Where Outcome is a prediction with labels:

  • 0: between 2% up or down

  • 1: >2% up

  • 2: drop more than 2%

As we see from the above results while it predicted the market direction well but some of predictions did not follow the predicted label outcome.

Overall conclusions

Learning the kernel and feature set selection requires significant computational time. However this can be done only once per say 3 months to 1 year to accommodate possible market behavioural changes. The fitting takes very little processing power and the prediction even less. The prediction itself with pre-calculated and preloaded models potentially might be done on a mobile devices. Which creates a potential business opportunity to sell such services.
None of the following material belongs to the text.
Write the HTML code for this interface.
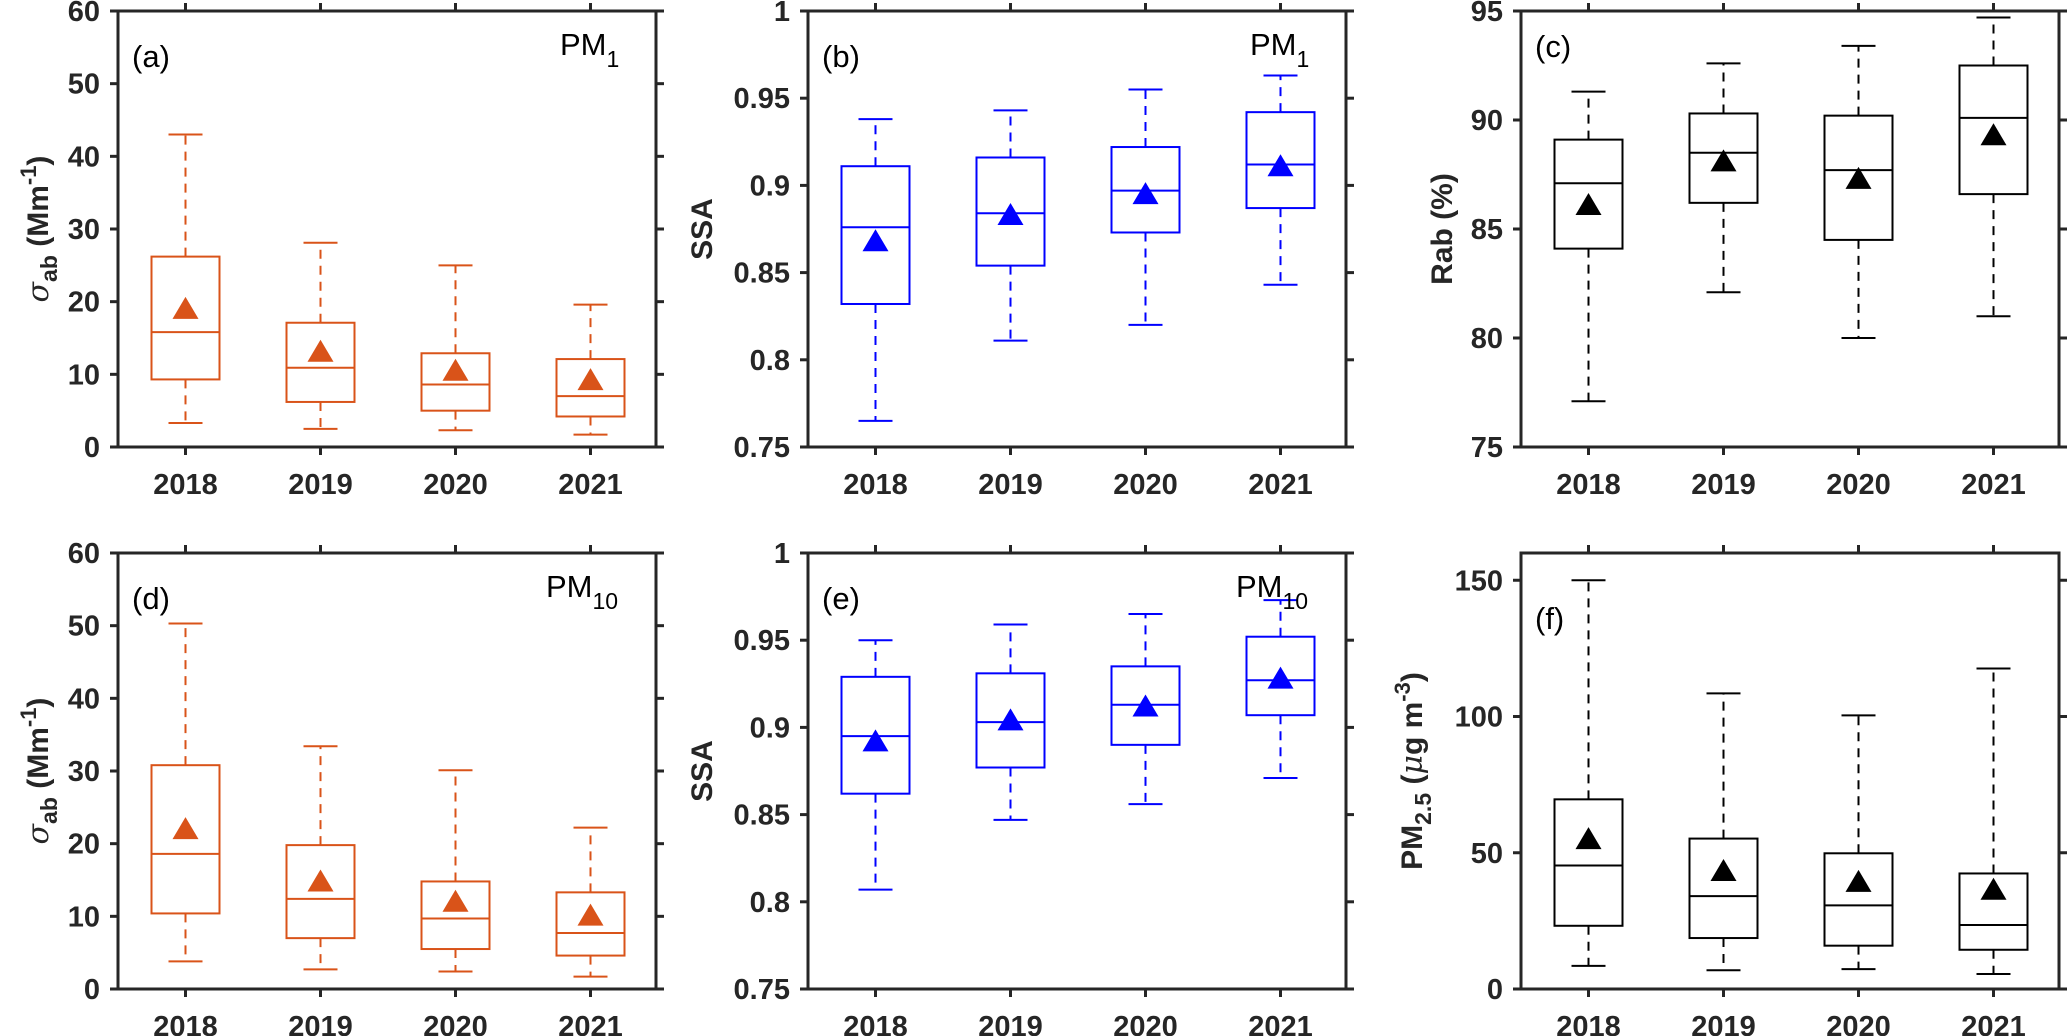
<!DOCTYPE html>
<html><head><meta charset="utf-8"><style>
html,body{margin:0;padding:0;background:#fff;}
svg{display:block;font-family:"Liberation Sans",Arial,sans-serif;}
</style></head><body>
<svg id="fig" width="2067" height="1036" viewBox="0 0 2067 1036" xmlns="http://www.w3.org/2000/svg"></svg>
<script>
const years = ["2018","2019","2020","2021"];
// each: [whiskerLow, q1, median, q3, whiskerHigh]
const aBoxes = [[3.3,9.3,15.8,26.2,43],[2.5,6.2,10.9,17.1,28.1],[2.3,5.0,8.6,12.9,25],[1.7,4.2,7.0,12.1,19.6]];
const aMeans = [19,13.1,10.5,9.2];
const bBoxes = [[0.765,0.832,0.876,0.911,0.938],[0.811,0.854,0.884,0.916,0.943],[0.82,0.873,0.897,0.922,0.955],[0.843,0.887,0.912,0.942,0.963]];
const bMeans = [0.868,0.883,0.895,0.911];
const cBoxes = [[77.1,84.1,87.1,89.1,91.3],[82.1,86.2,88.5,90.3,92.6],[80,84.5,87.7,90.2,93.4],[81,86.6,90.1,92.5,94.7]];
const cMeans = [86.1,88.1,87.3,89.3];
const dBoxes = [[3.8,10.4,18.6,30.8,50.3],[2.7,7,12.4,19.8,33.4],[2.4,5.5,9.7,14.8,30.1],[1.7,4.6,7.7,13.3,22.2]];
const dMeans = [22,14.8,12,10.1];
const eBoxes = [[0.807,0.862,0.895,0.929,0.950],[0.847,0.877,0.903,0.931,0.959],[0.856,0.890,0.913,0.935,0.965],[0.871,0.907,0.927,0.952,0.973]];
const eMeans = [0.892,0.904,0.912,0.928];
const fBoxes = [[8.5,23.2,45.3,69.6,150],[6.9,18.7,34.1,55.2,108.5],[7.3,15.9,30.7,49.8,100.4],[5.5,14.4,23.5,42.4,117.6]];
const fMeans = [55,43.3,39.3,36.4];
const sabTicks = [0,10,20,30,40,50,60];
const ssaTicks = [0.75,0.8,0.85,0.9,0.95,1];
const ssaTickLabels = ["0.75","0.8","0.85","0.9","0.95","1"];
const rabTicks = [75,80,85,90,95];
const pmTicks = [0,50,100,150];

const NS="http://www.w3.org/2000/svg";
const svg=document.getElementById('fig');
function mk(tag,attrs,parent){const e=document.createElementNS(NS,tag);for(const k in attrs)e.setAttribute(k,attrs[k]);(parent||svg).appendChild(e);return e;}

const AX="#262626";
function panel(o){
  const g=mk('g',{});
  
  
  const L=o.x,T=o.y,W=538,H=436,B=T+H,R=L+W;
  const ys=v=>B-(v-o.ymin)/(o.ymax-o.ymin)*H;
  const xs=i=>L+67.5+i*135;
  o.boxes.forEach((b,i)=>{
    const bg=mk('g',{},g);
    
    
    const cx=xs(i),hw=34,cw=17;
    mk('line',{x1:cx,x2:cx,y1:ys(b[3]),y2:ys(b[4]),stroke:o.color,'stroke-width':2,'stroke-dasharray':'9,7'},bg);
    mk('line',{x1:cx,x2:cx,y1:ys(b[1]),y2:ys(b[0]),stroke:o.color,'stroke-width':2,'stroke-dasharray':'9,7'},bg);
    mk('line',{x1:cx-cw,x2:cx+cw,y1:ys(b[4]),y2:ys(b[4]),stroke:o.color,'stroke-width':2},bg);
    mk('line',{x1:cx-cw,x2:cx+cw,y1:ys(b[0]),y2:ys(b[0]),stroke:o.color,'stroke-width':2},bg);
    mk('rect',{x:cx-hw,y:ys(b[3]),width:2*hw,height:ys(b[1])-ys(b[3]),fill:'none',stroke:o.color,'stroke-width':2},bg);
    mk('line',{x1:cx-hw,x2:cx+hw,y1:ys(b[2]),y2:ys(b[2]),stroke:o.color,'stroke-width':2},bg);
    const my=ys(o.means[i]);
    const t=mk('polygon',{points:`${cx-13},${my+10} ${cx+13},${my+10} ${cx},${my-12}`,fill:o.color},bg);
    
    
  });
  mk('rect',{x:L,y:T,width:W,height:H,fill:'none',stroke:AX,'stroke-width':3},g);
  o.ticks.forEach((v,k)=>{
    const y=ys(v);
    mk('line',{x1:L-8,x2:L,y1:y,y2:y,stroke:AX,'stroke-width':3},g);
    mk('line',{x1:R,x2:R+8,y1:y,y2:y,stroke:AX,'stroke-width':3},g);
    const tx=mk('text',{x:L-18,y:y+10,'text-anchor':'end','font-size':29,'font-weight':'bold',fill:AX},g);
    tx.textContent=o.tickLabels?o.tickLabels[k]:String(v);
    
    
  });
  years.forEach((yr,i)=>{
    const x=xs(i);
    mk('line',{x1:x,x2:x,y1:B,y2:B+8,stroke:AX,'stroke-width':3},g);
    mk('line',{x1:x,x2:x,y1:T-8,y2:T,stroke:AX,'stroke-width':3},g);
    const tx=mk('text',{x:x,y:B+47,'text-anchor':'middle','font-size':29,'font-weight':'bold',fill:AX},g);
    tx.textContent=yr;
    
    
  });
  const pl=mk('text',{x:L+14,y:T+o.letterDy,'font-size':31,fill:'#000'},g);
  pl.textContent=o.letter;
  
  
  if(o.pm){
    const pm=mk('text',{x:R-o.pmOff,y:T+44,'font-size':31,fill:'#000'},g);
    
    
    pm.appendChild(document.createTextNode('PM'));
    const s=mk('tspan',{dy:12,'font-size':23},pm);s.textContent=o.pm;
  }
  const cy=T+H/2;
  const yt=mk('text',{x:0,y:0,transform:`translate(${o.tx},${cy}) rotate(-90)`,'text-anchor':'middle','font-size':30,'font-weight':'bold',fill:AX},g);
  
  
  o.title(yt);
}
function sabTitle(t){
  const s=mk('tspan',{'font-style':'italic','font-weight':'normal','font-family':'"DejaVu Serif",serif'},t);s.textContent='σ';
  const a=mk('tspan',{dy:9,'font-size':23},t);a.textContent='ab';
  const b=mk('tspan',{dy:-9},t);b.textContent=' (Mm';
  const c=mk('tspan',{dy:-12,'font-size':22},t);c.textContent='-1';
  const d=mk('tspan',{dy:12},t);d.textContent=')';
}
function ssaTitle(t){t.textContent='SSA';}
function rabTitle(t){t.textContent='Rab (%)';}
function pmTitle(t){
  t.appendChild(document.createTextNode('PM'));
  const a=mk('tspan',{dy:9,'font-size':23},t);a.textContent='2.5';
  const b=mk('tspan',{dy:-9},t);b.textContent=' (';
  const m=mk('tspan',{'font-style':'italic','font-weight':'normal','font-family':'"DejaVu Serif",serif'},t);m.textContent='μ';
  const c=mk('tspan',{},t);c.textContent='g m';
  const d=mk('tspan',{dy:-12,'font-size':22},t);d.textContent='-3';
  const e=mk('tspan',{dy:12},t);e.textContent=')';
}
const ORANGE="#D95319",BLUE="#0000FF",BLACK="#000";
panel({name:'panel-a',x:118,y:11,ymin:0,ymax:60,ticks:sabTicks,boxes:aBoxes,means:aMeans,color:ORANGE,letter:'(a)',letterDy:56,pm:'1',pmOff:96,tx:48,title:sabTitle});
panel({name:'panel-b',x:808,y:11,ymin:0.75,ymax:1,ticks:ssaTicks,tickLabels:ssaTickLabels,boxes:bBoxes,means:bMeans,color:BLUE,letter:'(b)',letterDy:56,pm:'1',pmOff:96,tx:712,title:ssaTitle});
panel({name:'panel-c',x:1521,y:11,ymin:75,ymax:95,ticks:rabTicks,boxes:cBoxes,means:cMeans,color:BLACK,letter:'(c)',letterDy:46,tx:1452,title:rabTitle});
panel({name:'panel-d',x:118,y:553,ymin:0,ymax:60,ticks:sabTicks,boxes:dBoxes,means:dMeans,color:ORANGE,letter:'(d)',letterDy:56,pm:'10',pmOff:110,tx:48,title:sabTitle});
panel({name:'panel-e',x:808,y:553,ymin:0.75,ymax:1,ticks:ssaTicks,tickLabels:ssaTickLabels,boxes:eBoxes,means:eMeans,color:BLUE,letter:'(e)',letterDy:56,pm:'10',pmOff:110,tx:712,title:ssaTitle});
panel({name:'panel-f',x:1521,y:553,ymin:0,ymax:160,ticks:pmTicks,boxes:fBoxes,means:fMeans,color:BLACK,letter:'(f)',letterDy:76,tx:1422,title:pmTitle});
</script>
</body></html>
How good are the results? What context should we use this numbers in? Does it mean it is 80% of making profits and investing real money would give 80% of 2% of monthly gain? I think unfortunately not. To me the context of these results is closer to OCR task. In OCR you would get with such results every 5th character determined wrong. It might get similar characters close enough but still wrong. Like ‘1’ and ‘l’ look similar in some fonts. While they obviously should not be misclassified but would have been. 80% correlation would result in a text full of mistakes, which would not be useful for most life applications without human intervention. In our case of financial markets prediction it would erroneous swings of market might wipe out some of previous gains. If you also take in consideration brokerage to beat on top of errors we get, it might be even more challenging trader/investor task. I still see a usefulness of this as a prediction mechanism as one of potential signals for market entry/exit decision. I would compare it with a tailwind for airplane which might be a good thing and we might use it but not a determining factor for  successful flight.

Potential commercial opportunities and challenges

As the prediction itself with pre-calculated and preloaded models potentially might be done on a mobile devices, it suggests an interesting service to be provided for everyone who is in financial indicators. For example we can create and host models and disseminate them to subscribers and let the user themself run a prediction and find an outcome as an indicator. And to interpret results themselves.

Potential issue is that in most countries any financial market prediction service requires licensing and is a complex issue. However in our case it is equal to mathematical calculations like say stochastic indicator, which everyone can do themselves at their own computers or their mobile devices. It means that in our case we do not advise a customer with a prediction of financial market direction, but rather let them run math (very complex but still just a math) indicator themselves and derive their own conclusions based on its result. We also can provide all the detailed explanations that it is not our prediction but only a math calculation and how it has been done. In a sense I see it just a more complex indicator than moving averages crossover indicator. It is a machine learnt indicator.